Exactly repeat the full listing that follows.

■ ■ ■ ■ ■

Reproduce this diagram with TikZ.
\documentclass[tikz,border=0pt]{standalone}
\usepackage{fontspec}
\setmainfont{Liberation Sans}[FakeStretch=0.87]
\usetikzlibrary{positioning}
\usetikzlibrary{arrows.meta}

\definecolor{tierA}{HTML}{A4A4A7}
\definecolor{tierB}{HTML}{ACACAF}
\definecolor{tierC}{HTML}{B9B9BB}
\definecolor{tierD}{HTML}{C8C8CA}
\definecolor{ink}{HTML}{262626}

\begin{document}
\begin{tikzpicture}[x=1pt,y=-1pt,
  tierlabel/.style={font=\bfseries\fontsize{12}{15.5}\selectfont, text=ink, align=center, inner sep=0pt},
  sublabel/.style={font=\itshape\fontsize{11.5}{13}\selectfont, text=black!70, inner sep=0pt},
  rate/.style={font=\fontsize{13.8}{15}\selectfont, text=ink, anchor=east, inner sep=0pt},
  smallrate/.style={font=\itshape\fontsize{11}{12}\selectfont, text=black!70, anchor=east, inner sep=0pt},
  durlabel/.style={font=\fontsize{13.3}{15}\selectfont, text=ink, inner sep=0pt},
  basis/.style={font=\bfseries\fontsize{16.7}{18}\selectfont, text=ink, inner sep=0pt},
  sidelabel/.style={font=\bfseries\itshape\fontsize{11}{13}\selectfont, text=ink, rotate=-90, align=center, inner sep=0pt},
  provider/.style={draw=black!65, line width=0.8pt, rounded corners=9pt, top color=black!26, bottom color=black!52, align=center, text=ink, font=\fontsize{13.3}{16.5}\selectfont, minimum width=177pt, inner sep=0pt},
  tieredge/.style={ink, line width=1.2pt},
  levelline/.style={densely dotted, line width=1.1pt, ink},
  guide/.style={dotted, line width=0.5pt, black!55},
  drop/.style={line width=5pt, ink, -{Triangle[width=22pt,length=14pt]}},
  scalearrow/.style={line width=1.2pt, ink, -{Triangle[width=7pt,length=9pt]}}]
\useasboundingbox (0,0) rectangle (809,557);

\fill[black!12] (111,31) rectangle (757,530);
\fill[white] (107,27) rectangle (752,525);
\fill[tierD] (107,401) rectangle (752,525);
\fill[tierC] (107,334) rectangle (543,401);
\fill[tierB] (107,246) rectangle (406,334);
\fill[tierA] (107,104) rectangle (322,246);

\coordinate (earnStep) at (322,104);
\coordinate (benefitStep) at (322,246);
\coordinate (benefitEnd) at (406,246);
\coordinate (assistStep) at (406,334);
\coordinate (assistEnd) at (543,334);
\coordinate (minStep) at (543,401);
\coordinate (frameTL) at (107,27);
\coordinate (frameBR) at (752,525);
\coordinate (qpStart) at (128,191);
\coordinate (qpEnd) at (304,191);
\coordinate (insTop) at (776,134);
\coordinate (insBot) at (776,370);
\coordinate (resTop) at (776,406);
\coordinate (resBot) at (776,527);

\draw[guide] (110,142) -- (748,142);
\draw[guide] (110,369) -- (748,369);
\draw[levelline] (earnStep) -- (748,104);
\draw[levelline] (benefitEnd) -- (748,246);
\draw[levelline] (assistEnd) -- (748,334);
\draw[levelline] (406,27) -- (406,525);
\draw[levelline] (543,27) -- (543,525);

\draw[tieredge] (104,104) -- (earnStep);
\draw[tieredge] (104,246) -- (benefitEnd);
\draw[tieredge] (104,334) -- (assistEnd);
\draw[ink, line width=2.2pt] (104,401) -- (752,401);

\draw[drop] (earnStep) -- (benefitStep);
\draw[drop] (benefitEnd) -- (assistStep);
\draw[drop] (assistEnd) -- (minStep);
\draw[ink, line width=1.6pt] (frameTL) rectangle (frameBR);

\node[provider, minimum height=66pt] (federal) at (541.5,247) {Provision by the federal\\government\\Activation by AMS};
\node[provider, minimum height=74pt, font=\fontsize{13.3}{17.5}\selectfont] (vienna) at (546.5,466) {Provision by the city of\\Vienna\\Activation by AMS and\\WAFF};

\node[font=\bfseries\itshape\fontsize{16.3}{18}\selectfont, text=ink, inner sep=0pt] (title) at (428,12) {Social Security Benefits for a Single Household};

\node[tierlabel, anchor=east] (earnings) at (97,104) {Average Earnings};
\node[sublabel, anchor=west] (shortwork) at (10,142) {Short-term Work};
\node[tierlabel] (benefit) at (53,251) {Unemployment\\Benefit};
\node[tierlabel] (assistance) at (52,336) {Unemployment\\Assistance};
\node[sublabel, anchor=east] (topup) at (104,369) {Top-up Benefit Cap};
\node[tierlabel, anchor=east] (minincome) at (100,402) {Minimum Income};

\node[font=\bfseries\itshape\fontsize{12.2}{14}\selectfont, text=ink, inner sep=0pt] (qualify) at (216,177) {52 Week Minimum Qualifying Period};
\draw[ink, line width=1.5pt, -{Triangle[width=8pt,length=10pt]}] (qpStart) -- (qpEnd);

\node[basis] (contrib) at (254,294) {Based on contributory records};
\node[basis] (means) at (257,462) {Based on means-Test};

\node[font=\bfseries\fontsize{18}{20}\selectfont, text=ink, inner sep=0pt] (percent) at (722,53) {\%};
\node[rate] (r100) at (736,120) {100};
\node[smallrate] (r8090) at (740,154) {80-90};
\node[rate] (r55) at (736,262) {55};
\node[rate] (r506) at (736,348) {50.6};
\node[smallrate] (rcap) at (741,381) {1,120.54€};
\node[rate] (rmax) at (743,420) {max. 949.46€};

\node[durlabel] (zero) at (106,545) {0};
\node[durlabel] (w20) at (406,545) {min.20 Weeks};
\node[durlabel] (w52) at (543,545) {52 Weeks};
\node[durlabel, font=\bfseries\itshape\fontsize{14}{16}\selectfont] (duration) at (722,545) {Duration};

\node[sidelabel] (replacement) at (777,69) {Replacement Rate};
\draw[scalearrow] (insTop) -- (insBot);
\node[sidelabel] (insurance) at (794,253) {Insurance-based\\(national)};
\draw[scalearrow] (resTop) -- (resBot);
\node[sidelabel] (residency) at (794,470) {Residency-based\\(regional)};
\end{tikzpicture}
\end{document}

■ ■ ■ ■ ■

Problem solution:
Reproduce this diagram with TikZ.
\documentclass[tikz,border=0pt]{standalone}
\usepackage{fontspec}
\setmainfont{Liberation Sans}[FakeStretch=0.87]
\usetikzlibrary{positioning}
\usetikzlibrary{arrows.meta}

\definecolor{tierA}{HTML}{A4A4A7}
\definecolor{tierB}{HTML}{ACACAF}
\definecolor{tierC}{HTML}{B9B9BB}
\definecolor{tierD}{HTML}{C8C8CA}
\definecolor{ink}{HTML}{262626}

\begin{document}
\begin{tikzpicture}[x=1pt,y=-1pt,
  tierlabel/.style={font=\bfseries\fontsize{12}{15.5}\selectfont, text=ink, align=center, inner sep=0pt},
  sublabel/.style={font=\itshape\fontsize{11.5}{13}\selectfont, text=black!70, inner sep=0pt},
  rate/.style={font=\fontsize{13.8}{15}\selectfont, text=ink, anchor=east, inner sep=0pt},
  smallrate/.style={font=\itshape\fontsize{11}{12}\selectfont, text=black!70, anchor=east, inner sep=0pt},
  durlabel/.style={font=\fontsize{13.3}{15}\selectfont, text=ink, inner sep=0pt},
  basis/.style={font=\bfseries\fontsize{16.7}{18}\selectfont, text=ink, inner sep=0pt},
  sidelabel/.style={font=\bfseries\itshape\fontsize{11}{13}\selectfont, text=ink, rotate=-90, align=center, inner sep=0pt},
  provider/.style={draw=black!65, line width=0.8pt, rounded corners=9pt, top color=black!26, bottom color=black!52, align=center, text=ink, font=\fontsize{13.3}{16.5}\selectfont, minimum width=177pt, inner sep=0pt},
  tieredge/.style={ink, line width=1.2pt},
  levelline/.style={densely dotted, line width=1.1pt, ink},
  guide/.style={dotted, line width=0.5pt, black!55},
  drop/.style={line width=5pt, ink, -{Triangle[width=22pt,length=14pt]}},
  scalearrow/.style={line width=1.2pt, ink, -{Triangle[width=7pt,length=9pt]}}]
\useasboundingbox (0,0) rectangle (809,557);

\fill[black!12] (111,31) rectangle (757,530);
\fill[white] (107,27) rectangle (752,525);
\fill[tierD] (107,401) rectangle (752,525);
\fill[tierC] (107,334) rectangle (543,401);
\fill[tierB] (107,246) rectangle (406,334);
\fill[tierA] (107,104) rectangle (322,246);

\coordinate (earnStep) at (322,104);
\coordinate (benefitStep) at (322,246);
\coordinate (benefitEnd) at (406,246);
\coordinate (assistStep) at (406,334);
\coordinate (assistEnd) at (543,334);
\coordinate (minStep) at (543,401);
\coordinate (frameTL) at (107,27);
\coordinate (frameBR) at (752,525);
\coordinate (qpStart) at (128,191);
\coordinate (qpEnd) at (304,191);
\coordinate (insTop) at (776,134);
\coordinate (insBot) at (776,370);
\coordinate (resTop) at (776,406);
\coordinate (resBot) at (776,527);

\draw[guide] (110,142) -- (748,142);
\draw[guide] (110,369) -- (748,369);
\draw[levelline] (earnStep) -- (748,104);
\draw[levelline] (benefitEnd) -- (748,246);
\draw[levelline] (assistEnd) -- (748,334);
\draw[levelline] (406,27) -- (406,525);
\draw[levelline] (543,27) -- (543,525);

\draw[tieredge] (104,104) -- (earnStep);
\draw[tieredge] (104,246) -- (benefitEnd);
\draw[tieredge] (104,334) -- (assistEnd);
\draw[ink, line width=2.2pt] (104,401) -- (752,401);

\draw[drop] (earnStep) -- (benefitStep);
\draw[drop] (benefitEnd) -- (assistStep);
\draw[drop] (assistEnd) -- (minStep);
\draw[ink, line width=1.6pt] (frameTL) rectangle (frameBR);

\node[provider, minimum height=66pt] (federal) at (541.5,247) {Provision by the federal\\government\\Activation by AMS};
\node[provider, minimum height=74pt, font=\fontsize{13.3}{17.5}\selectfont] (vienna) at (546.5,466) {Provision by the city of\\Vienna\\Activation by AMS and\\WAFF};

\node[font=\bfseries\itshape\fontsize{16.3}{18}\selectfont, text=ink, inner sep=0pt] (title) at (428,12) {Social Security Benefits for a Single Household};

\node[tierlabel, anchor=east] (earnings) at (97,104) {Average Earnings};
\node[sublabel, anchor=west] (shortwork) at (10,142) {Short-term Work};
\node[tierlabel] (benefit) at (53,251) {Unemployment\\Benefit};
\node[tierlabel] (assistance) at (52,336) {Unemployment\\Assistance};
\node[sublabel, anchor=east] (topup) at (104,369) {Top-up Benefit Cap};
\node[tierlabel, anchor=east] (minincome) at (100,402) {Minimum Income};

\node[font=\bfseries\itshape\fontsize{12.2}{14}\selectfont, text=ink, inner sep=0pt] (qualify) at (216,177) {52 Week Minimum Qualifying Period};
\draw[ink, line width=1.5pt, -{Triangle[width=8pt,length=10pt]}] (qpStart) -- (qpEnd);

\node[basis] (contrib) at (254,294) {Based on contributory records};
\node[basis] (means) at (257,462) {Based on means-Test};

\node[font=\bfseries\fontsize{18}{20}\selectfont, text=ink, inner sep=0pt] (percent) at (722,53) {\%};
\node[rate] (r100) at (736,120) {100};
\node[smallrate] (r8090) at (740,154) {80-90};
\node[rate] (r55) at (736,262) {55};
\node[rate] (r506) at (736,348) {50.6};
\node[smallrate] (rcap) at (741,381) {1,120.54€};
\node[rate] (rmax) at (743,420) {max. 949.46€};

\node[durlabel] (zero) at (106,545) {0};
\node[durlabel] (w20) at (406,545) {min.20 Weeks};
\node[durlabel] (w52) at (543,545) {52 Weeks};
\node[durlabel, font=\bfseries\itshape\fontsize{14}{16}\selectfont] (duration) at (722,545) {Duration};

\node[sidelabel] (replacement) at (777,69) {Replacement Rate};
\draw[scalearrow] (insTop) -- (insBot);
\node[sidelabel] (insurance) at (794,253) {Insurance-based\\(national)};
\draw[scalearrow] (resTop) -- (resBot);
\node[sidelabel] (residency) at (794,470) {Residency-based\\(regional)};
\end{tikzpicture}
\end{document}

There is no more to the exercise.